Best Practices for Load Balancing
1. Start Simple
Begin with two application servers and one load balancer. Avoid over-engineering early.
2. Use Health Checks
Always configure health checks to ensure traffic is only sent to healthy servers.
3. Keep Servers Stateless
Design your application so any server can handle any request. Avoid storing session data locally.
4. Monitor Performance
Track CPU usage, response time, and error rates to understand when to scale.
5. Combine with Backups
Load balancing improves availability, but it does not protect data. Use snapshots and backups for data protection.
Raff-Specific Context
Raff makes it straightforward to implement load-balanced architectures without complex infrastructure.
You can deploy multiple VMs with NVMe SSD storage and AMD EPYC processors, ensuring consistent performance across nodes. With private networking, your servers communicate securely without exposing internal traffic to the public internet.

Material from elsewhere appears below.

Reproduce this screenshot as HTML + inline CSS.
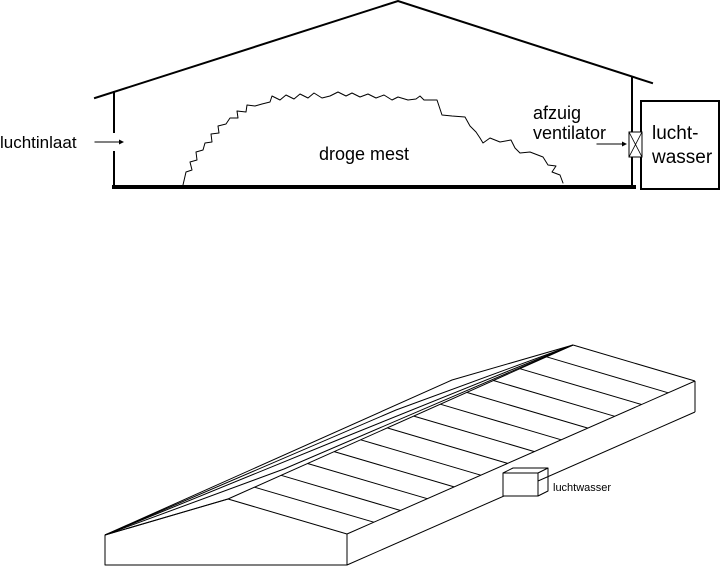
<!DOCTYPE html>
<html><head><style>
html,body{margin:0;padding:0;background:#fff;}
svg{display:block;}
text{font-family:"Liberation Sans",Arial,sans-serif;fill:#000;}
</style></head><body>
<svg width="720" height="566" viewBox="0 0 720 566" xmlns="http://www.w3.org/2000/svg">
<g stroke="#000" fill="none" stroke-linecap="square">
<polyline points="95,98 398,1 652,83" stroke-width="2"/>
<line x1="114" y1="92" x2="114" y2="132" stroke-width="2"/>
<line x1="114" y1="152" x2="114" y2="187" stroke-width="2"/>
<line x1="632" y1="77" x2="632" y2="187" stroke-width="2"/>
<line x1="114" y1="187" x2="634" y2="187" stroke-width="4"/>
<rect x="641" y="101" width="78" height="88" stroke-width="2"/>
<rect x="629" y="132" width="13" height="25" stroke-width="1" fill="#fff"/>
<line x1="629" y1="132" x2="642" y2="157" stroke-width="0.8"/>
<line x1="642" y1="132" x2="629" y2="157" stroke-width="0.8"/>
<line x1="95" y1="142" x2="119" y2="142" stroke-width="1"/>
<line x1="597" y1="144" x2="622" y2="144" stroke-width="1"/>
<polyline stroke-width="1" stroke-linecap="round" stroke-linejoin="round" points="183,185 186,172 192,170 190,162 197,160 196,152 203,150 205,143 212,142 211,134 219,133 218,126 226,124 230,118 238,118 237,111 246,112 247,105 255,106 262,104 270,102 272,96 280,100 286,95 294,99 300,94 308,98 314,93 322,98 330,96 338,92 346,96 352,93 360,97 368,94 376,98 384,95 392,100 398,97 408,100 416,99 420,96 424,100 432,100 437,100 442,115 452,116 465,117 470,126 476,132 480,138 483,143 490,138 500,142 511,140 515,148 520,153 530,152 543,157 548,165 556,166 552,172 560,175 563,183"/>
</g>
<polygon points="119,139.5 124,142 119,144.5" fill="#000"/>
<polygon points="622,141.5 627,144 622,146.5" fill="#000"/>
<text x="0" y="148" font-size="17">luchtinlaat</text>
<text x="319" y="160" font-size="18">droge mest</text>
<text x="533" y="119" font-size="18">afzuig</text>
<text x="533" y="139" font-size="18">ventilator</text>
<text x="652" y="139" font-size="19">lucht-</text>
<text x="652" y="163" font-size="19">wasser</text>

<g stroke="#000" fill="none" stroke-width="1" stroke-linejoin="round">
<polyline points="105,535 105,565 347,565 347,534"/>
<line x1="347" y1="565" x2="695" y2="412"/>
<line x1="695" y1="412" x2="695" y2="381"/>
<line x1="347" y1="534" x2="695" y2="381"/>
<line x1="573" y1="345" x2="695" y2="381"/>
<line x1="105" y1="535" x2="228" y2="499"/>
<polyline points="105,535 228,499 573,345"/>
<polyline points="105,535 284,469 573,345"/>
<polyline points="105,535 340,439 573,345"/>
<polyline points="105,535 396,410 573,345"/>
<polyline points="105,535 452,380 573,345"/>
<line x1="228" y1="499" x2="347" y2="534"/>
<line x1="254.5" y1="487.2" x2="373.8" y2="522.2"/>
<line x1="281.1" y1="475.3" x2="400.5" y2="510.5"/>
<line x1="307.6" y1="463.5" x2="427.3" y2="498.7"/>
<line x1="334.2" y1="451.6" x2="454.1" y2="486.9"/>
<line x1="360.7" y1="439.8" x2="480.8" y2="475.2"/>
<line x1="387.2" y1="427.9" x2="507.6" y2="463.4"/>
<line x1="413.8" y1="416.1" x2="534.4" y2="451.6"/>
<line x1="440.3" y1="404.2" x2="561.2" y2="439.8"/>
<line x1="466.8" y1="392.4" x2="587.9" y2="428.1"/>
<line x1="493.4" y1="380.5" x2="614.7" y2="416.3"/>
<line x1="519.9" y1="368.7" x2="641.5" y2="404.5"/>
<line x1="546.5" y1="356.8" x2="668.2" y2="392.8"/>
<rect x="503" y="473" width="35" height="23" fill="#fff"/>
<polyline points="503,473 513,468 548,468 538,473"/>
<polyline points="548,468 548,491 538,496"/>
</g>
<text x="553" y="491" font-size="11">luchtwasser</text>
</svg>
</body></html>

Raff load balancers distribute traffic efficiently, while unmetered bandwidth helps you avoid unexpected costs during traffic spikes. Combined with hourly billing, you can scale up or down based on real usage.
This flexibility is especially useful for startups and growing applications that need to scale gradually.
Conclusion
Load balancing is a critical step when your application outgrows a single server. It enables horizontal scaling, improves performance, and ensures high availability.
As your traffic grows, moving from one VM to multiple VMs behind a load balancer allows you to handle more users while reducing downtime risk.
From here, you can explore tutorials on deploying Nginx as a reverse proxy, setting up HAProxy, or building a multi-server architecture on Raff.
By combining load balancing with Raff’s scalable infrastructure, you can build systems that are both resilient and cost-efficient.